Extramarital ties not cruelty to wife: Supreme Court
New Delhi: Mere extramarital relationship by the husband during the subsistence of the marriage will not amount to cruelty against the wife as contemplated under Section 498A IPC (cruelty), the Supreme Court has held. Giving this ruling a bench of Justices S.J. Mukhopadhaya and Dipak Misra acquitted the husband, his lover and his parents in a case registered against them for cruelty and abetment to suicide, committed by the first appellant’s wife.
Writing the judgement, Justice Misra said, “The mere fact that the husband has developed some intimacy with another during the subsistence of marriage and failed to discharge his marital obligations, as such would not amount to cruelty. “Mere extramarital relationship, even if proved, would be immoral. But it would take a different character if the prosecution brings some evidence on record to show that the accused had conducted in such a manner to drive the wife to commit suicide.”
In the case, the first appellant, Rakesh Ghusabhai Chorasia, was married to Biniben and they had two children. It was alleged by the prosecution that during the subsistence of the marriage, he had extramarital relationship and because of this “cruelty”, the wife committed suicide. A trial court in Gujarat awarded seven years imprisonment to Mr Chorasia, five years imprisonment to his father and three years sentence to his mother and paramour.

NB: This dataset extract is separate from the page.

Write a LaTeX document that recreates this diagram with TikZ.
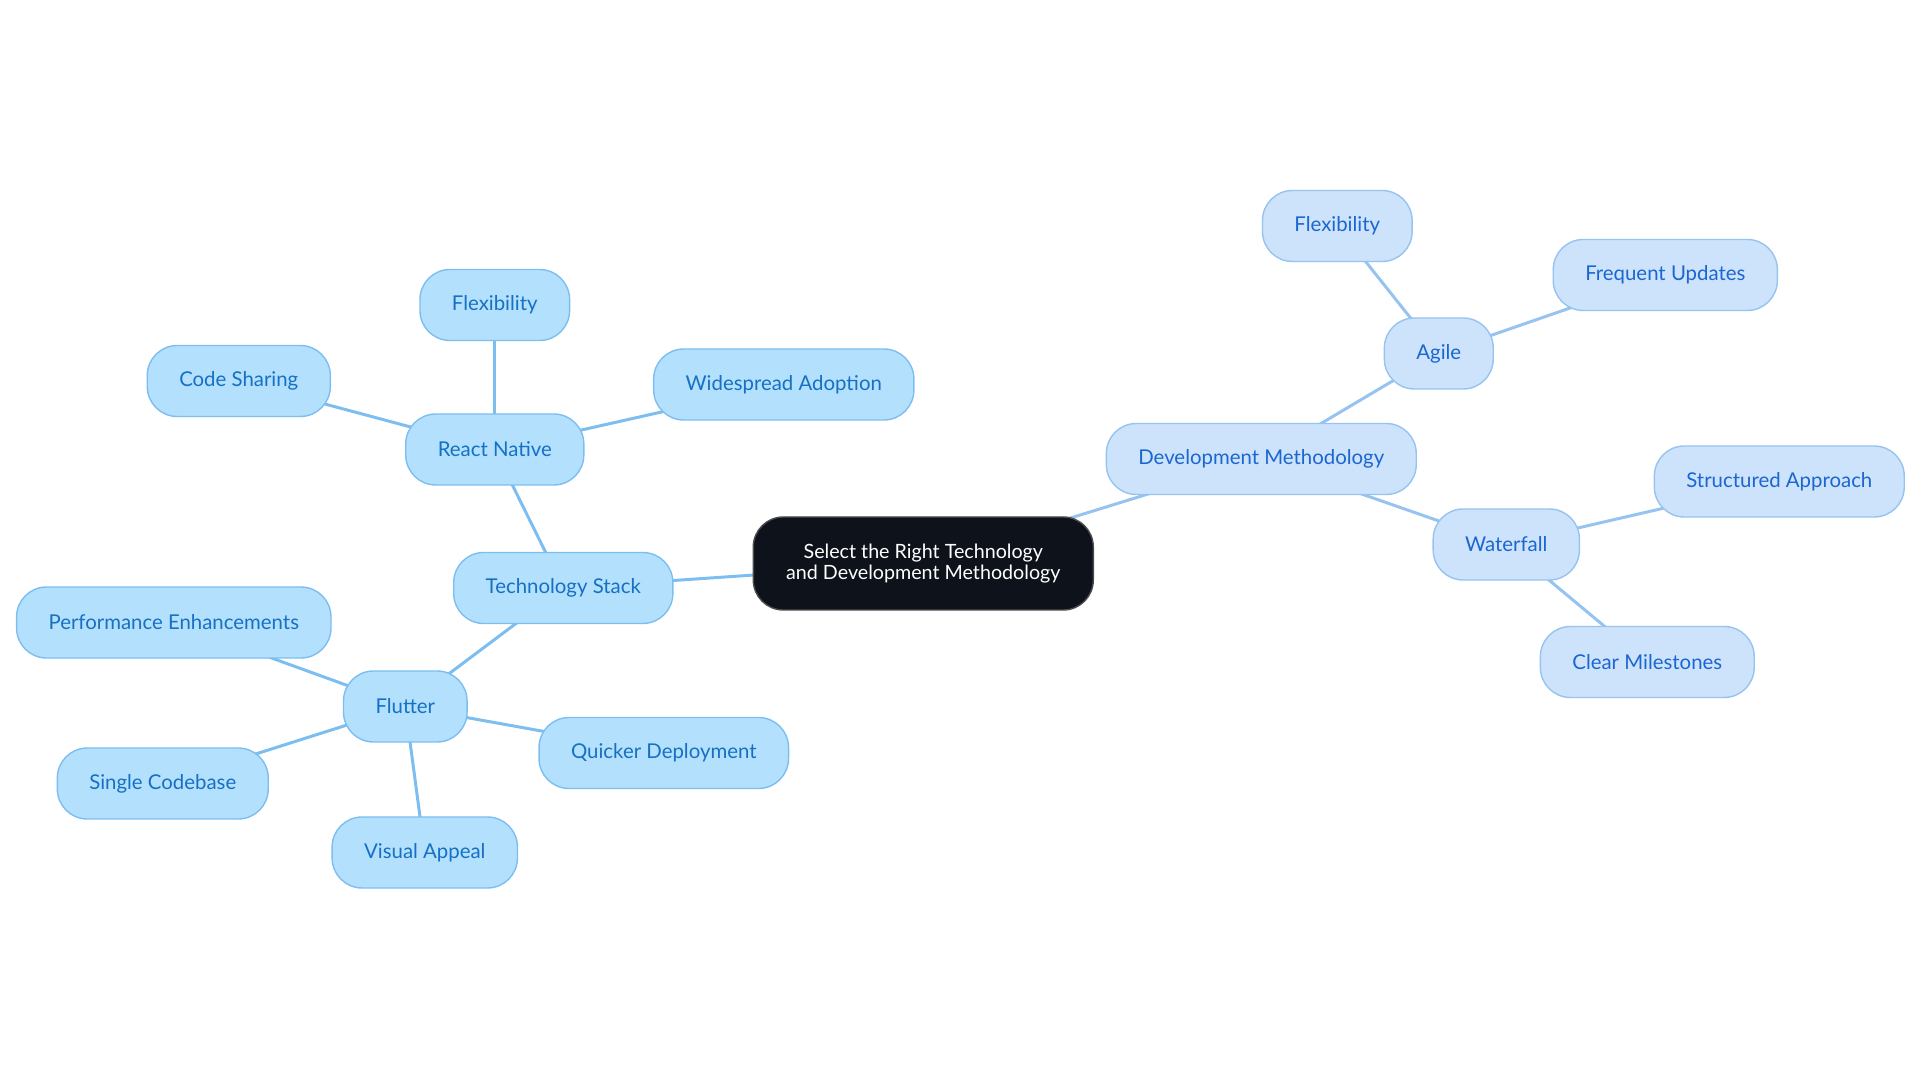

The Gujarat High Court dismissed the appeals. The present appeals are directed against this judgement. Allowing the appeals, the bench said, “The accused husband may have been involved in an illicit relationship with the appellant No. 4, Ms Jasuben. True, there is some evidence about the illicit relationship and even if the same is proven, we are of the considered opinion that cruelty, as envisaged under the first limb of Section 498A IPC would not get attracted.”